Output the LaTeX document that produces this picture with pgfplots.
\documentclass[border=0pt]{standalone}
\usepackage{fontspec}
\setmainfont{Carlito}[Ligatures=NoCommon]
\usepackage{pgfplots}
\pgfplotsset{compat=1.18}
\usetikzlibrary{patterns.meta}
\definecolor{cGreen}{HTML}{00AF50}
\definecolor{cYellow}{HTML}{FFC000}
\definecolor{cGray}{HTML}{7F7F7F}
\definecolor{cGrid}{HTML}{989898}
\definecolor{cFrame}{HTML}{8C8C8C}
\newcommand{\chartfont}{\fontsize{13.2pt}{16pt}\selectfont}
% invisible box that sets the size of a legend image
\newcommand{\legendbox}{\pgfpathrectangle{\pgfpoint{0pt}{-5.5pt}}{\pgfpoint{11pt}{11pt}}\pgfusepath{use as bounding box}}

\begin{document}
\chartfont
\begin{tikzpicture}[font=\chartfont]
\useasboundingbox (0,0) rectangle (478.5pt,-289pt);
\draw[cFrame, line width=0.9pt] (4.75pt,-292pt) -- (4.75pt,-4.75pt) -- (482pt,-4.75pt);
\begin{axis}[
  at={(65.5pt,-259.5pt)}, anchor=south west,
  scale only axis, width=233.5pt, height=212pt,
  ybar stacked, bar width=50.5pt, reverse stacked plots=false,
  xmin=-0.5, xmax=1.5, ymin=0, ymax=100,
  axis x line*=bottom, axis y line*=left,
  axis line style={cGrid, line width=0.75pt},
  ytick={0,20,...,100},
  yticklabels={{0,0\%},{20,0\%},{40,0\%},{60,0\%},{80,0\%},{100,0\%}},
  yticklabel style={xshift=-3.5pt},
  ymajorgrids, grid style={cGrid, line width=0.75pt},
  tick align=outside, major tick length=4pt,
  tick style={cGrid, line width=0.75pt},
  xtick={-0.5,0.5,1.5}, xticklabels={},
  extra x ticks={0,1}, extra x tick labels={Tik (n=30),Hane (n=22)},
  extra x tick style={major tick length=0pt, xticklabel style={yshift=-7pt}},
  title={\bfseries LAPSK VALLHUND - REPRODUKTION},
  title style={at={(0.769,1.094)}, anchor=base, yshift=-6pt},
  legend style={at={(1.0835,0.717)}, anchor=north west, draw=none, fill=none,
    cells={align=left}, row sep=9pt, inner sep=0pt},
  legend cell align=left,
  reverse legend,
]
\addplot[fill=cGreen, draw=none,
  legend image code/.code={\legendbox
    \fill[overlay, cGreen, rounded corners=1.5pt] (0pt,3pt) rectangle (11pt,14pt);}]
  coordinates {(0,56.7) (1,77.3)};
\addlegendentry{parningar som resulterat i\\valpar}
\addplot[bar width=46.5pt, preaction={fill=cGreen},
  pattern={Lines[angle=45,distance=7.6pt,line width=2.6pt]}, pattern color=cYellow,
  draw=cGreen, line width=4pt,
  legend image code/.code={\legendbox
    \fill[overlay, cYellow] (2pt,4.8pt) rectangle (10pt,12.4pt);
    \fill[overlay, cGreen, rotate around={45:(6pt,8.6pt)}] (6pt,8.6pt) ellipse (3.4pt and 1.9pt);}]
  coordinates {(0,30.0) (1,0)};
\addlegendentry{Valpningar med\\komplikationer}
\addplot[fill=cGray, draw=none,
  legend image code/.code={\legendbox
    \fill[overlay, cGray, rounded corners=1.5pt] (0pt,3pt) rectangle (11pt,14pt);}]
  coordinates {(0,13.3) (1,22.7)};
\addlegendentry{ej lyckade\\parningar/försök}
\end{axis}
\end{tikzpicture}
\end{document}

######

▸ **Exercise**: Search the data above for the word "that", then gather each line in which it appears.

▸ **Output**:
Output the LaTeX document that produces this picture with pgfplots.
% invisible box that sets the size of a legend image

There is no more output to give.